Greg Hardy, taking questions during the preseason.EXPAND
Greg Hardy, taking questions during the preseason.
Deadspin via Youtube

Friday afternoon, Deadspin released the staggering body of evidence it has collected from the state of North Carolina's case against Dallas Cowboys defensive end Greg Hardy. There are detailed, harrowing statements from witnesses, disturbing evidence of Hardy creating a cover story as his alleged assault on his ex-girlfriend was taking place and photos of the damage Hardy allegedly inflicted on his ex, Nicole Holder.

As disgusting as the evidence is, it shouldn't be surprising. Nothing contained in Deadspin's reporting, save the photos, was new. We've known for over a year that Holder claimed Hardy choked her. We've known for over a year that Holder was allegedly tossed on a couch covered with guns by Hardy. We've known that Holder believed and claimed she heard Hardy say he wanted to kill her. We've known, or at the very least carefully avoided admitting to ourselves, that what Hardy probably did to Holder was just as horrific as what former Ravens running back Ray Rice was seen on camera doing in Atlantic City — cold-cocking his future wife before dragging her unconscious body out of an elevator.

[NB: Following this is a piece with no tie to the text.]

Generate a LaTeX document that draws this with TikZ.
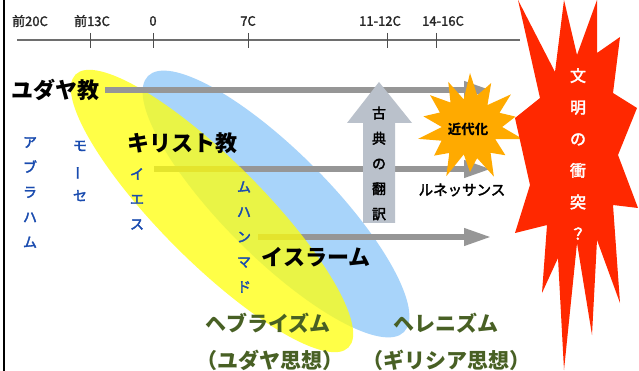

We knew all of those things, and we know Rice still hasn't played a down over the last season plus. Rice may not take the field again, but Hardy played Sunday. He'll play next Sunday, too, and probably play well. He's not, like Rice, a running back with deteriorating skills. Hardy has been the Cowboys' best defensive player since he returned from the four-game suspension he received in response to his alleged assault. The team would be much worse off without his contributions; one could be tempted to say the Cowboys need him.

But they don't, and we don't. The Cowboys should not have signed Hardy. He saw his conviction for assaulting Holder dismissed on appeal, but only after he came to a financial settlement with his alleged victim. He got his suspension reduced from 10 to four games because NFL Commissioner Roger Goodell can't follow procedure, not because of any real mitigating circumstances. 

Cowboys owner Jerry Jones admitted over the weekend that the Cowboys were aware of everything released by Deadspin except the photos. Jones signed Hardy knowing Holder's story. The Cowboys' owner knew the photos existed, knew Hardy allegedly threatened to kill Holder while making it seem the two were engaged in mutual combat. Jones thought, correctly, that Hardy could help his defense, and that was what mattered. The Cowboys, according to Jones, did their due diligence on Hardy. That's fine, but Hardy has never shown the slightest amount of remorse. Even Saturday, the day after photos of his battered ex-girlfriend became public, Hardy would only say that he regretted "what happened."

At some point, and it has probably already happened, we're going to stop being fans and start being enablers for a sport that celebrates violence, destroys its participants' bodies and features team owners who do things like call people like Greg Hardy leaders. At that same juncture, maybe we'll decide the escape, joy and feeling of community that's found in watching the Cowboys on Sunday afternoon isn't going to be worth it anymore. If we're not there yet, it's hard to imagine what it will take.